Provided material >>
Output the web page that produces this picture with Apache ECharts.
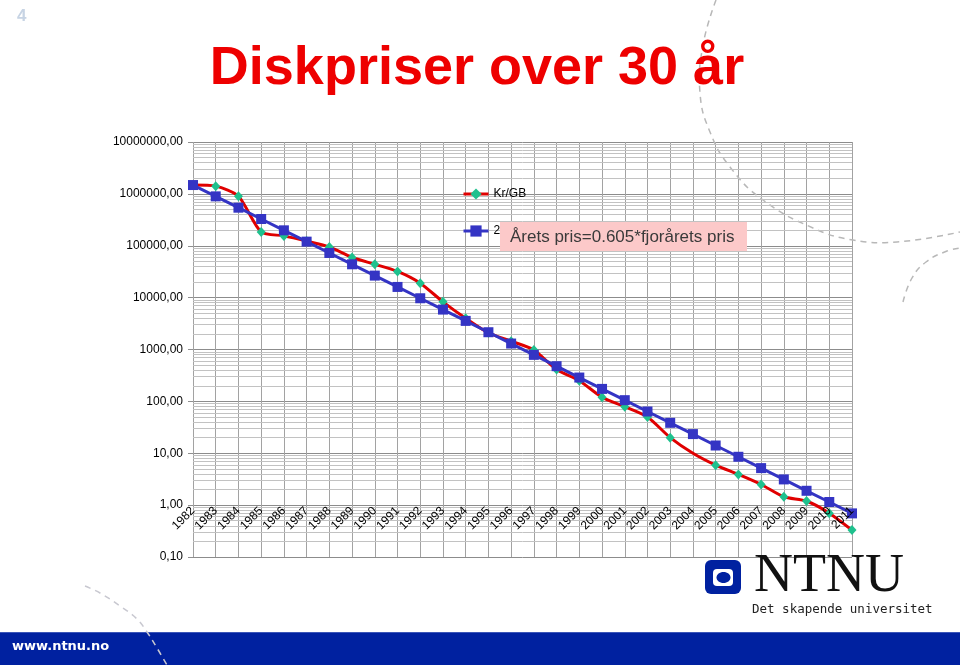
<!DOCTYPE html>
<html><head><meta charset="utf-8">
<script src="https://cdn.jsdelivr.net/npm/echarts@6/dist/echarts.min.js"></script>
<style>html,body{margin:0;padding:0;background:#fff}#c{width:960px;height:665px}</style>
</head><body><div id="c"></div>
<script>
// ---- data ----
const years = ['1982','1983','1984','1985','1986','1987','1988','1989','1990','1991','1992','1993','1994','1995','1996','1997','1998','1999','2000','2001','2002','2003','2004','2005','2006','2007','2008','2009','2010','2011'];
const krPerGB = [1480000,1410000,900000,185000,155000,123000,95000,59500,44000,32000,19000,8300,4000,2100,1450,980,410,250,120,79,50,20,10,5.9,3.9,2.5,1.45,1.2,0.7,0.33];
const modelPris = [1480000,895400,541700,327700,198300,120000,72580,43910,26570,16070,9723,5882,3559,2153,1303,788,477,288,174,105.5,63.8,38.6,23.4,14.1,8.55,5.17,3.13,1.89,1.15,0.693];
const seriesNames = ['Kr/GB','2'];
const titleText = 'Diskpriser over 30 år';
const noteText = 'Årets pris=0.605*fjorårets pris';
const yMin = 0.1, yMax = 10000000;

// minor log gridlines (2..9 x 10^k)
const minorLines = [];
for (let k = -1; k < 7; k++) {
  for (let m = 2; m <= 9; m++) minorLines.push({ yAxis: m * Math.pow(10, k) });
}

const FONT = 'Liberation Sans, Arial, sans-serif';
const chart = echarts.init(document.getElementById('c'), null, { renderer: 'canvas' });

const dash = { stroke: '#b8b8b8', lineWidth: 1.5, lineDash: [6, 5], fill: null };

chart.setOption({
  animation: false,
  backgroundColor: '#ffffff',
  grid: { left: 193, right: 108, top: 142, bottom: 108, containLabel: false },
  legend: {
    data: seriesNames,
    orient: 'vertical',
    left: 457, top: 183,
    itemWidth: 25, itemHeight: 14, itemGap: 25,
    lineStyle: { width: 3 },
    textStyle: { fontFamily: FONT, fontSize: 12, color: '#000' },
    z: 5
  },
  xAxis: [
    {
      type: 'category',
      data: years,
      boundaryGap: false,
      axisLine: { show: false },
      axisTick: { show: false },
      axisLabel: { show: false },
      splitLine: { show: true, interval: 0, lineStyle: { color: '#a2a2a2', width: 1 } }
    },
    {
      type: 'category',
      data: years,
      boundaryGap: false,
      position: 'bottom',
      offset: -52,
      z: 20,
      axisLine: { show: false },
      axisTick: { show: false },
      axisLabel: { interval: 0, rotate: 45, margin: 4, fontFamily: FONT, fontSize: 12, color: '#000' },
      splitLine: { show: false }
    }
  ],
  yAxis: {
    type: 'log',
    logBase: 10,
    min: yMin, max: yMax,
    axisLine: { show: false },
    axisTick: { show: true, length: 5, lineStyle: { color: '#909090' } },
    axisLabel: {
      fontFamily: FONT, fontSize: 12, color: '#000', margin: 10,
      formatter: v => Number(v).toFixed(2).replace('.', ',')
    },
    splitLine: { show: true, lineStyle: { color: '#8c8c8c', width: 1 } }
  },
  series: [
    {
      name: 'gridlines', type: 'line', data: years.map(() => null), z: 1,
      silent: true, showSymbol: false,
      markLine: {
        silent: true, z: 1, symbol: ['none', 'none'], label: { show: false },
        lineStyle: { color: '#c2c2c2', width: 1, type: 'solid' },
        emphasis: { disabled: true },
        data: minorLines
      }
    },
    {
      name: seriesNames[0], type: 'line', z: 3,
      data: krPerGB.map((v, i) => years[i] === '2004' ? { value: v, symbol: 'none' } : v),
      smooth: 0.25,
      symbol: 'diamond', symbolSize: [9, 10],
      lineStyle: { color: '#e00000', width: 3 },
      itemStyle: { color: '#1fc18e', borderWidth: 0 }
    },
    {
      name: seriesNames[1], type: 'line', z: 4,
      data: modelPris,
      symbol: 'rect', symbolSize: 10,
      lineStyle: { color: '#3434c4', width: 3 },
      itemStyle: { color: '#3434c4', borderWidth: 0 }
    }
  ],
  graphic: [
    // decorative dashed arcs
    { type: 'polyline', z: 1, silent: true, shape: { smooth: 0.45, points: [[716,0],[703,45],[700,93],[710,132],[730,167],[763,200],[813,228],[853,240],[897,242],[960,232]] }, style: dash },
    { type: 'polyline', z: 1, silent: true, shape: { smooth: 0.45, points: [[903,302],[912,278],[926,262],[947,251],[960,248]] }, style: dash },
    // slide number
    { type: 'text', z: 10, x: 17, y: 16, style: { text: '4', fontFamily: FONT, fontWeight: 'bold', fontSize: 17, fill: '#c7d4e4', verticalAlign: 'middle' } },
    // title
    { type: 'text', z: 10, x: 477, y: 69, style: { text: titleText, fontFamily: FONT, fontWeight: 'bold', fontSize: 54, fill: '#ee0000', align: 'center', verticalAlign: 'middle' } },
    // note box
    { type: 'rect', z: 100, shape: { x: 500, y: 222, width: 247, height: 29 }, style: { fill: '#fcc9c9' } },
    { type: 'text', z: 101, x: 510, y: 237, style: { text: noteText, fontFamily: FONT, fontSize: 17, fill: '#3a3a3a', verticalAlign: 'middle' } },
    // bottom bar
    { type: 'rect', z: 10, shape: { x: 0, y: 632, width: 960, height: 33 }, style: { fill: '#0021a0' } },
    { type: 'rect', z: 11, shape: { x: 0, y: 632, width: 960, height: 1 }, style: { fill: '#3a55b8' } },
    { type: 'text', z: 12, x: 12, y: 647, style: { text: 'www.ntnu.no', fontFamily: 'DejaVu Sans, Verdana, sans-serif', fontWeight: 'bold', fontSize: 13, fill: '#ffffff', verticalAlign: 'middle' } },
    { type: 'polyline', z: 13, silent: true, shape: { smooth: 0.4, points: [[85,586],[100,593],[120,606],[137,619],[147,632],[157,648],[167,665]] }, style: { stroke: '#c8c8d0', lineWidth: 1.5, lineDash: [6, 5], fill: null } },
    // NTNU logo
    { type: 'rect', z: 10, shape: { x: 705, y: 560, width: 36, height: 34, r: 6 }, style: { fill: '#0021a0' } },
    { type: 'rect', z: 11, shape: { x: 713, y: 569, width: 20, height: 17, r: 4 }, style: { fill: '#ffffff' } },
    { type: 'ellipse', z: 12, shape: { cx: 723.5, cy: 577.5, rx: 7, ry: 5.5 }, style: { fill: '#0021a0' } },
    { type: 'text', z: 10, x: 754, y: 577, style: { text: 'NTNU', fontFamily: 'Liberation Serif, Times New Roman, serif', fontSize: 54, fill: '#111', verticalAlign: 'middle' } },
    { type: 'text', z: 10, x: 752, y: 610, style: { text: 'Det skapende universitet', fontFamily: 'DejaVu Sans Mono, monospace', fontSize: 12.5, fill: '#222', verticalAlign: 'middle' } }
  ]
});
</script>
</body></html>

Exercise goal >> Write out each line again precisely as it appears, skipping every picture.

Output of the exercise >>
Output the web page that produces this picture with Apache ECharts.
<!DOCTYPE html>
<html><head><meta charset="utf-8">
<script src="https://cdn.jsdelivr.net/npm/echarts@6/dist/echarts.min.js"></script>
<style>html,body{margin:0;padding:0;background:#fff}#c{width:960px;height:665px}</style>
</head><body><div id="c"></div>
<script>
// ---- data ----
const years = ['1982','1983','1984','1985','1986','1987','1988','1989','1990','1991','1992','1993','1994','1995','1996','1997','1998','1999','2000','2001','2002','2003','2004','2005','2006','2007','2008','2009','2010','2011'];
const krPerGB = [1480000,1410000,900000,185000,155000,123000,95000,59500,44000,32000,19000,8300,4000,2100,1450,980,410,250,120,79,50,20,10,5.9,3.9,2.5,1.45,1.2,0.7,0.33];
const modelPris = [1480000,895400,541700,327700,198300,120000,72580,43910,26570,16070,9723,5882,3559,2153,1303,788,477,288,174,105.5,63.8,38.6,23.4,14.1,8.55,5.17,3.13,1.89,1.15,0.693];
const seriesNames = ['Kr/GB','2'];
const titleText = 'Diskpriser over 30 år';
const noteText = 'Årets pris=0.605*fjorårets pris';
const yMin = 0.1, yMax = 10000000;

// minor log gridlines (2..9 x 10^k)
const minorLines = [];
for (let k = -1; k < 7; k++) {
  for (let m = 2; m <= 9; m++) minorLines.push({ yAxis: m * Math.pow(10, k) });
}

const FONT = 'Liberation Sans, Arial, sans-serif';
const chart = echarts.init(document.getElementById('c'), null, { renderer: 'canvas' });

const dash = { stroke: '#b8b8b8', lineWidth: 1.5, lineDash: [6, 5], fill: null };

chart.setOption({
  animation: false,
  backgroundColor: '#ffffff',
  grid: { left: 193, right: 108, top: 142, bottom: 108, containLabel: false },
  legend: {
    data: seriesNames,
    orient: 'vertical',
    left: 457, top: 183,
    itemWidth: 25, itemHeight: 14, itemGap: 25,
    lineStyle: { width: 3 },
    textStyle: { fontFamily: FONT, fontSize: 12, color: '#000' },
    z: 5
  },
  xAxis: [
    {
      type: 'category',
      data: years,
      boundaryGap: false,
      axisLine: { show: false },
      axisTick: { show: false },
      axisLabel: { show: false },
      splitLine: { show: true, interval: 0, lineStyle: { color: '#a2a2a2', width: 1 } }
    },
    {
      type: 'category',
      data: years,
      boundaryGap: false,
      position: 'bottom',
      offset: -52,
      z: 20,
      axisLine: { show: false },
      axisTick: { show: false },
      axisLabel: { interval: 0, rotate: 45, margin: 4, fontFamily: FONT, fontSize: 12, color: '#000' },
      splitLine: { show: false }
    }
  ],
  yAxis: {
    type: 'log',
    logBase: 10,
    min: yMin, max: yMax,
    axisLine: { show: false },
    axisTick: { show: true, length: 5, lineStyle: { color: '#909090' } },
    axisLabel: {
      fontFamily: FONT, fontSize: 12, color: '#000', margin: 10,
      formatter: v => Number(v).toFixed(2).replace('.', ',')
    },
    splitLine: { show: true, lineStyle: { color: '#8c8c8c', width: 1 } }
  },
  series: [
    {
      name: 'gridlines', type: 'line', data: years.map(() => null), z: 1,
      silent: true, showSymbol: false,
      markLine: {
        silent: true, z: 1, symbol: ['none', 'none'], label: { show: false },
        lineStyle: { color: '#c2c2c2', width: 1, type: 'solid' },
        emphasis: { disabled: true },
        data: minorLines
      }
    },
    {
      name: seriesNames[0], type: 'line', z: 3,
      data: krPerGB.map((v, i) => years[i] === '2004' ? { value: v, symbol: 'none' } : v),
      smooth: 0.25,
      symbol: 'diamond', symbolSize: [9, 10],
      lineStyle: { color: '#e00000', width: 3 },
      itemStyle: { color: '#1fc18e', borderWidth: 0 }
    },
    {
      name: seriesNames[1], type: 'line', z: 4,
      data: modelPris,
      symbol: 'rect', symbolSize: 10,
      lineStyle: { color: '#3434c4', width: 3 },
      itemStyle: { color: '#3434c4', borderWidth: 0 }
    }
  ],
  graphic: [
    // decorative dashed arcs
    { type: 'polyline', z: 1, silent: true, shape: { smooth: 0.45, points: [[716,0],[703,45],[700,93],[710,132],[730,167],[763,200],[813,228],[853,240],[897,242],[960,232]] }, style: dash },
    { type: 'polyline', z: 1, silent: true, shape: { smooth: 0.45, points: [[903,302],[912,278],[926,262],[947,251],[960,248]] }, style: dash },
    // slide number
    { type: 'text', z: 10, x: 17, y: 16, style: { text: '4', fontFamily: FONT, fontWeight: 'bold', fontSize: 17, fill: '#c7d4e4', verticalAlign: 'middle' } },
    // title
    { type: 'text', z: 10, x: 477, y: 69, style: { text: titleText, fontFamily: FONT, fontWeight: 'bold', fontSize: 54, fill: '#ee0000', align: 'center', verticalAlign: 'middle' } },
    // note box
    { type: 'rect', z: 100, shape: { x: 500, y: 222, width: 247, height: 29 }, style: { fill: '#fcc9c9' } },
    { type: 'text', z: 101, x: 510, y: 237, style: { text: noteText, fontFamily: FONT, fontSize: 17, fill: '#3a3a3a', verticalAlign: 'middle' } },
    // bottom bar
    { type: 'rect', z: 10, shape: { x: 0, y: 632, width: 960, height: 33 }, style: { fill: '#0021a0' } },
    { type: 'rect', z: 11, shape: { x: 0, y: 632, width: 960, height: 1 }, style: { fill: '#3a55b8' } },
    { type: 'text', z: 12, x: 12, y: 647, style: { text: 'www.ntnu.no', fontFamily: 'DejaVu Sans, Verdana, sans-serif', fontWeight: 'bold', fontSize: 13, fill: '#ffffff', verticalAlign: 'middle' } },
    { type: 'polyline', z: 13, silent: true, shape: { smooth: 0.4, points: [[85,586],[100,593],[120,606],[137,619],[147,632],[157,648],[167,665]] }, style: { stroke: '#c8c8d0', lineWidth: 1.5, lineDash: [6, 5], fill: null } },
    // NTNU logo
    { type: 'rect', z: 10, shape: { x: 705, y: 560, width: 36, height: 34, r: 6 }, style: { fill: '#0021a0' } },
    { type: 'rect', z: 11, shape: { x: 713, y: 569, width: 20, height: 17, r: 4 }, style: { fill: '#ffffff' } },
    { type: 'ellipse', z: 12, shape: { cx: 723.5, cy: 577.5, rx: 7, ry: 5.5 }, style: { fill: '#0021a0' } },
    { type: 'text', z: 10, x: 754, y: 577, style: { text: 'NTNU', fontFamily: 'Liberation Serif, Times New Roman, serif', fontSize: 54, fill: '#111', verticalAlign: 'middle' } },
    { type: 'text', z: 10, x: 752, y: 610, style: { text: 'Det skapende universitet', fontFamily: 'DejaVu Sans Mono, monospace', fontSize: 12.5, fill: '#222', verticalAlign: 'middle' } }
  ]
});
</script>
</body></html>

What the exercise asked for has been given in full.